In the summer of 2015 the graffity artist Banksy opened a theme park called Dismaland. One of the exhibits showed a sculpture of a big killer whale jumping out of a toilet bowl, through a hoop and into a plastic children’s swimming pool.
At first sight this sculpture may be regarded as a protest against the keeping of orcas in Seaworld. The sculpture, however, may also have a wider meaning, e.g. it may be a protest against the keeping of wild animals in zoo’s and circusses, against the keeping of animals in small, unnatural enclosures, and/or against animal performances involving apparently unnatural behaviours, or behaviours that seem to be designed primarily to please our human desire to make money or to control the natural world. All these aspects relate to concern for animal welfare, which in one way or another derives from the way we have organized our economy. Money is the driving force, not only bringing the pleasures of Disneyland and Seaworld, but also revealing the dark sides of our human nature and society including poverty, inequality, injustice and exploitation.
We can, however, take the interpretation as to what this piece of art may mean just one step further. For the jumping orca may not only represent other orcas or animals more generally, it may also represent the major part of humanity itself.

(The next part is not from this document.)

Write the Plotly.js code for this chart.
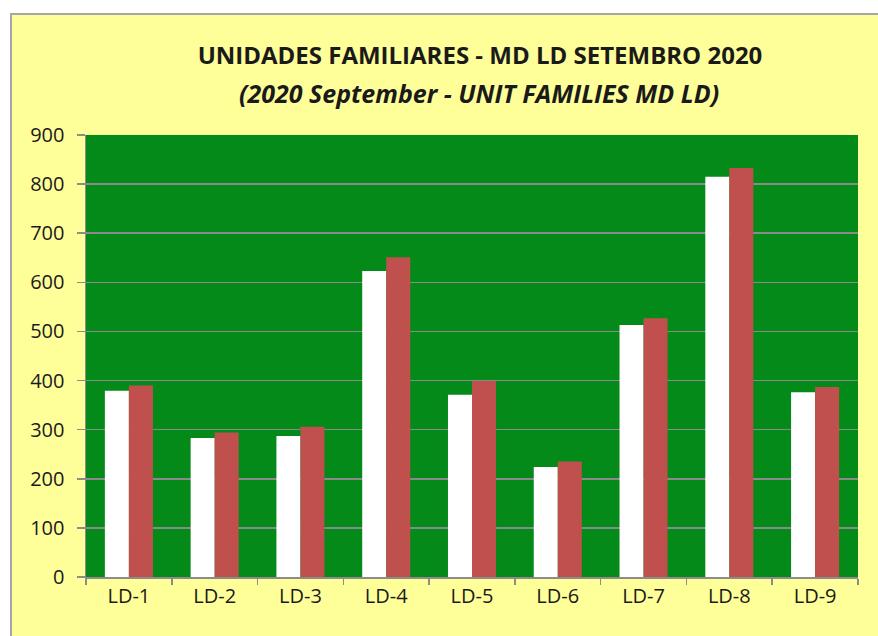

Looking at the sculpture this way we see ourselves, from a perspective where one part of humanity, the hoop-holders, makes the other part of humanity do things (jumping through a hoop out of a toilet bowl) which are de facto degrading, all for the sake of making money or preserving power and control. The reader needs to see for him/herself as to whether this interpretation ‘fits’. I think this work is worth contemplating, because it has multiple layers of possible meanings. You can see an orca and pity it or admire it for its capabilities and grace; you can also see yourself, either holding the hoop or jumping.
Note: This is an attempt to explain the artist’s, i.e. Banksy’s, message through the Orca sculpture. It does not imply that I agree to it personally. That is an entirely different story, and it is irrelevant as well. I think it is worthwhile to try to understand the work, if only because it is potentially diruptive.